Bloomberg cites anonymous sources in a report on Wednesday that claims Ive, who took on software design responsibilities in addition to his hardware design leadership following an executive shakeup at Apple last year, has envisioned major revamp of iOS for the next iteration of the operating system, expected to be unveiled at WWDC in June.
In October, Apple CEO Tim Cook made the decision to make changes to the company's leadership in order to encourage collaboration among teams. This shakeup involved ousting software head Scott Forstall, and passing the software responsibilities on to Ive.
It's been reported that, as a result of the shakeup, Ive has ordered a major redesign of iOS, which has not seen an overhaul since it was rolled out in 2007. This redesign is expected to be 'flatter' and will likely see the end of skeuomorphic design elements that Forstall is said to have loved, such as realistic-looking wooden bookshelves and stitching within apps.
Bloomberg's sources say that Ive is "exploring more dramatic changes" for the calendar and email apps, and is also "methodically reviewing" new designs, but added that these changes may not be ready this year and therefore might be pushed back to following releases.
These significant changes mean that engineers are "racing" to finish iOS 7 in time to preview it at WWDC 2013, which kicks off on 10 June. Bloomberg's sources say that Apple still expects to have iOS 7 ready to roll out to iPad and iPhone users in September, but that internal deadlines have been pushed back, meaning features will be submitted for testing later than in previous releases.
Bloomberg reiterates the rumour that Apple has pulled engineers from the OS X 10.9 team over to help with iOS 7, a claim first voiced by Daring Fireball's John Gruber last month.

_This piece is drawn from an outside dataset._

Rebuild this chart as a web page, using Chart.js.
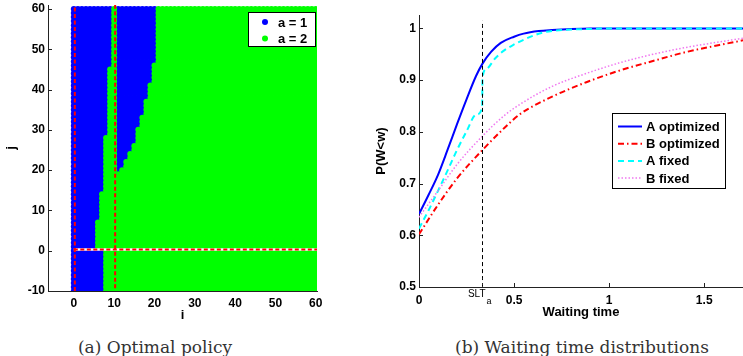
<!DOCTYPE html>
<html>
<head>
<meta charset="utf-8">
<script src="https://cdn.jsdelivr.net/npm/chart.js@4.4.0/dist/chart.umd.min.js"></script>
<style>
  html, body { margin: 0; padding: 0; background: #fff; }
  body { width: 743px; height: 356px; position: relative; overflow: hidden; }
  canvas { position: absolute; top: 0; }
  #policy { left: 0; }
  #waiting { left: 370px; }
  .caption {
    position: absolute; top: 337px; line-height: 20px;
    font-family: "DejaVu Serif", serif; font-size: 17px; color: #333;
    white-space: nowrap; transform: translateX(-50%);
  }
</style>
</head>
<body>
<canvas id="policy" width="330" height="327"></canvas>
<canvas id="waiting" width="373" height="324"></canvas>
<div class="caption" style="left:155px">(a) Optimal policy</div>
<div class="caption" style="left:582px">(b) Waiting time distributions</div>
<script>
const iMin = 0, iMax = 60;
const jMin = -10, jMax = 60;
// first block of a = 1: columns 0..end, per band of rows (band starts at row j)
const firstBandRows = [-10, 1, 8, 15, 29, 46];
const firstBandEnd = [7, 5, 6, 7, 8, 9];
// second block of a = 1: columns 11..end, only for rows >= 20
const secondBandStart = 11;
const secondBandRows = [20, 21, 23, 25, 27, 31, 34, 38, 42, 47];
const secondBandEnd = [11, 12, 13, 14, 15, 16, 17, 18, 19, 20];
// red dashed reference lines
const refI = [0.25, 10.25];
const refJ = 0.3;

// ---- (b) waiting time distributions ----
const timeAOpt = [0, 0.05, 0.1, 0.15, 0.2, 0.25, 0.3, 0.334, 0.38, 0.43, 0.5, 0.55, 0.63, 0.7, 0.8, 0.9, 1.0, 1.2, 1.4, 1.704];
const probAOpt = [0.641, 0.678, 0.717, 0.765, 0.815, 0.863, 0.908, 0.932, 0.955, 0.972, 0.984, 0.99, 0.995, 0.997, 0.999, 1.0, 1.0, 1.0, 1.0, 1.0];
const timeBOpt = [0, 0.1, 0.2, 0.334, 0.45, 0.53, 0.7, 0.88, 1.05, 1.23, 1.4, 1.58, 1.704];
const probBOpt = [0.602, 0.659, 0.71, 0.765, 0.808, 0.834, 0.868, 0.896, 0.918, 0.937, 0.954, 0.968, 0.977];
const timeAFix = [0, 0.05, 0.1, 0.15, 0.2, 0.25, 0.3, 0.332, 0.334, 0.355, 0.4, 0.45, 0.5, 0.55, 0.6, 0.65, 0.7, 0.8, 0.9, 1.0, 1.2, 1.4, 1.704];
const probAFix = [0.613, 0.648, 0.686, 0.725, 0.765, 0.801, 0.833, 0.846, 0.905, 0.922, 0.942, 0.958, 0.969, 0.978, 0.986, 0.992, 0.995, 0.998, 0.999, 1.0, 1.0, 1.0, 1.0];
const timeBFix = [0, 0.1, 0.2, 0.334, 0.45, 0.53, 0.7, 0.88, 1.05, 1.23, 1.4, 1.58, 1.704];
const probBFix = [0.635, 0.686, 0.737, 0.792, 0.832, 0.853, 0.888, 0.913, 0.933, 0.95, 0.963, 0.974, 0.981];
const sltValue = 0.334;
const sltTop = 1.015;

const FONT = '"Liberation Sans", Arial, sans-serif';

function bandValue(rows, ends, j) {
  let v = null;
  rows.forEach((r, k) => { if (j >= r) v = ends[k]; });
  return v;
}

const blueDots = [], greenDots = [];
for (let j = jMin; j <= jMax; j++) {
  const end1 = bandValue(firstBandRows, firstBandEnd, j);
  const end2 = bandValue(secondBandRows, secondBandEnd, j);
  for (let i = iMin; i <= iMax; i++) {
    const isBlue = i <= end1 || (end2 !== null && i >= secondBandStart && i <= end2);
    (isBlue ? blueDots : greenDots).push({ x: i, y: j });
  }
}

const toPoints = (xs, ys) => xs.map((x, k) => ({ x, y: ys[k] }));

// legend drawn as a framed box inside the plot
const boxLegend = {
  id: 'boxLegend',
  afterDraw(chart, args, opts) {
    const ctx = chart.ctx;
    const items = chart.data.datasets.filter(d => d.label);
    ctx.save();
    ctx.fillStyle = '#fff';
    ctx.fillRect(opts.x, opts.y, opts.w, opts.h);
    ctx.strokeStyle = '#000';
    ctx.lineWidth = 1;
    ctx.strokeRect(opts.x + 0.5, opts.y + 0.5, opts.w, opts.h);
    ctx.font = 'bold 13px ' + FONT;
    ctx.textBaseline = 'middle';
    items.forEach((d, k) => {
      const cy = opts.y + opts.firstRow + k * opts.rowH;
      if (opts.kind === 'point') {
        ctx.fillStyle = d.backgroundColor;
        ctx.beginPath();
        ctx.arc(opts.sampleX, cy, 3, 0, Math.PI * 2);
        ctx.fill();
      } else {
        ctx.strokeStyle = d.borderColor;
        ctx.lineWidth = d.borderWidth;
        ctx.setLineDash(d.borderDash || []);
        ctx.beginPath();
        ctx.moveTo(opts.sampleX, cy);
        ctx.lineTo(opts.sampleX + opts.sampleW, cy);
        ctx.stroke();
        ctx.setLineDash([]);
      }
      ctx.fillStyle = '#000';
      ctx.fillText(d.label, opts.textX, cy + 1);
    });
    ctx.restore();
  }
};

// matlab style ticks pointing into the plot
const innerTicks = {
  id: 'innerTicks',
  beforeDatasetsDraw(chart) {
    const { ctx, chartArea, scales } = chart;
    ctx.save();
    ctx.strokeStyle = '#222';
    ctx.lineWidth = 1;
    scales.x.ticks.forEach(t => {
      const px = Math.round(scales.x.getPixelForValue(t.value)) + 0.5;
      ctx.beginPath();
      ctx.moveTo(px, chartArea.bottom);
      ctx.lineTo(px, chartArea.bottom - 4);
      ctx.stroke();
    });
    scales.y.ticks.forEach(t => {
      const py = Math.round(scales.y.getPixelForValue(t.value)) + 0.5;
      ctx.beginPath();
      ctx.moveTo(chartArea.left, py);
      ctx.lineTo(chartArea.left + 4, py);
      ctx.stroke();
    });
    ctx.restore();
  }
};

const sltLabel = {
  id: 'sltLabel',
  afterDraw(chart) {
    const { ctx, chartArea, scales } = chart;
    const px = scales.x.getPixelForValue(sltValue);
    ctx.save();
    ctx.fillStyle = '#000';
    ctx.textBaseline = 'middle';
    ctx.font = '10px ' + FONT;
    ctx.textAlign = 'right';
    ctx.fillText('SLT', px + 3, chartArea.bottom + 7);
    ctx.font = '9px ' + FONT;
    ctx.textAlign = 'left';
    ctx.fillText('a', px + 4, chartArea.bottom + 15);
    ctx.restore();
  }
};

const fmt = v => String(+v.toFixed(1));

function axis(min, max, step, title, fit, pad) {
  return {
    type: 'linear', min, max,
    grid: { display: false, drawTicks: false },
    border: { display: true, color: '#222', width: 1 },
    ticks: { stepSize: step, includeBounds: false, autoSkip: false, color: '#000', maxRotation: 0,
             padding: pad, callback: fmt,
             font: { family: FONT, size: 12, weight: 'bold' } },
    title: { display: true, text: title, color: '#000', padding: 4,
             font: { family: FONT, size: 13, weight: 'bold' } },
    afterFit: s => {
      fit(s);
      s.paddingTop = 0; s.paddingBottom = 0; s.paddingLeft = 0; s.paddingRight = 0;
    }
  };
}

Chart.defaults.animation = false;

new Chart(document.getElementById('policy'), {
  type: 'scatter',
  data: {
    datasets: [
      { label: 'a = 1', data: blueDots, backgroundColor: 'rgb(0,0,255)', borderWidth: 0, pointRadius: 3, order: 4 },
      { label: 'a = 2', data: greenDots, backgroundColor: 'rgb(0,255,0)', borderWidth: 0, pointRadius: 3, order: 3 },
      { data: [{ x: iMin, y: refJ }, { x: 60.3, y: refJ }], showLine: true, borderColor: '#fff', borderWidth: 2.5, pointRadius: 0, order: 2 },
      { data: [{ x: iMin, y: refJ }, { x: 60.3, y: refJ }], showLine: true, borderColor: 'rgb(255,0,0)', borderWidth: 2, borderDash: [4, 2.5], pointRadius: 0, order: 1 },
      { data: [{ x: refI[0], y: jMin }, { x: refI[0], y: 61 }], showLine: true, borderColor: 'rgb(255,0,0)', borderWidth: 2, borderDash: [4, 2.5], pointRadius: 0, order: 1 },
      { data: [{ x: refI[1], y: -9.3 }, { x: refI[1], y: 61 }], showLine: true, borderColor: 'rgb(255,0,0)', borderWidth: 2, borderDash: [4, 2.5], pointRadius: 0, order: 1 }
    ]
  },
  options: {
    responsive: false,
    events: [],
    layout: { padding: { top: 5, right: 13, left: 0, bottom: 0 } },
    scales: {
      x: axis(-6.4, 60.3, 10, 'i', s => { s.height = 36; }, 5),
      y: axis(jMin, 61, 10, 'j', s => { s.width = 48; }, 3)
    },
    plugins: {
      legend: { display: false },
      tooltip: { enabled: false },
      boxLegend: { kind: 'point', x: 248, y: 12, w: 67, h: 34, firstRow: 10, rowH: 16.5, sampleX: 265, textX: 278 }
    }
  },
  plugins: [innerTicks, boxLegend]
});

const lineBase = { showLine: true, pointRadius: 0, fill: false, cubicInterpolationMode: 'monotone' };

new Chart(document.getElementById('waiting'), {
  type: 'scatter',
  data: {
    datasets: [
      Object.assign({ label: 'A optimized', data: toPoints(timeAOpt, probAOpt), borderColor: 'rgb(0,0,255)', borderWidth: 2, order: 5 }, lineBase),
      Object.assign({ label: 'B optimized', data: toPoints(timeBOpt, probBOpt), borderColor: 'rgb(255,0,0)', borderWidth: 2, borderDash: [6, 3, 1.5, 3], order: 4 }, lineBase),
      Object.assign({ label: 'A fixed', data: toPoints(timeAFix, probAFix), borderColor: 'rgb(0,255,255)', borderWidth: 2, borderDash: [6, 4], order: 3 }, lineBase),
      Object.assign({ label: 'B fixed', data: toPoints(timeBFix, probBFix), borderColor: 'rgb(240,120,240)', borderWidth: 1.5, borderDash: [1.5, 2], order: 2 }, lineBase),
      Object.assign({ data: [{ x: sltValue, y: 0.5 }, { x: sltValue, y: sltTop }], borderColor: '#000', borderWidth: 1, borderDash: [4, 3], order: 1 }, lineBase)
    ]
  },
  options: {
    responsive: false,
    events: [],
    layout: { padding: { top: 15, right: 0, left: 0, bottom: 0 } },
    scales: {
      x: axis(0, 1.704, 0.5, 'Waiting time', s => { s.height = 37; }, 6),
      y: axis(0.5, 1.026, 0.1, 'P(W<w)', s => { s.width = 49; }, 3)
    },
    plugins: {
      legend: { display: false },
      tooltip: { enabled: false },
      boxLegend: { kind: 'line', x: 242, y: 113, w: 113, h: 75, firstRow: 13.5, rowH: 17.2, sampleX: 248, sampleW: 24, textX: 276 }
    }
  },
  plugins: [innerTicks, boxLegend, sltLabel]
});
</script>
</body>
</html>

In addition, the report also highlights Gruber's claim that engineers working on iOS 7 have had a film placed over their iPhone screens to prevent onlookers from spotting the changes in the new operating system, suggesting that these changes must therefore be significant.
"Longer term, Ive also has shown interest in altering how people control their computers," Bloomberg's report goes on to say, explaining that Ive is said to have met with gesture technology makers to discuss control methods that don't involve touching the screen, in a way similar to the gesture control used for Microsoft's Kinect.
This technology is low-priority though, as the company is focusing on improving mobile software ahead of the launch of the next iPhone, which could arrive in September.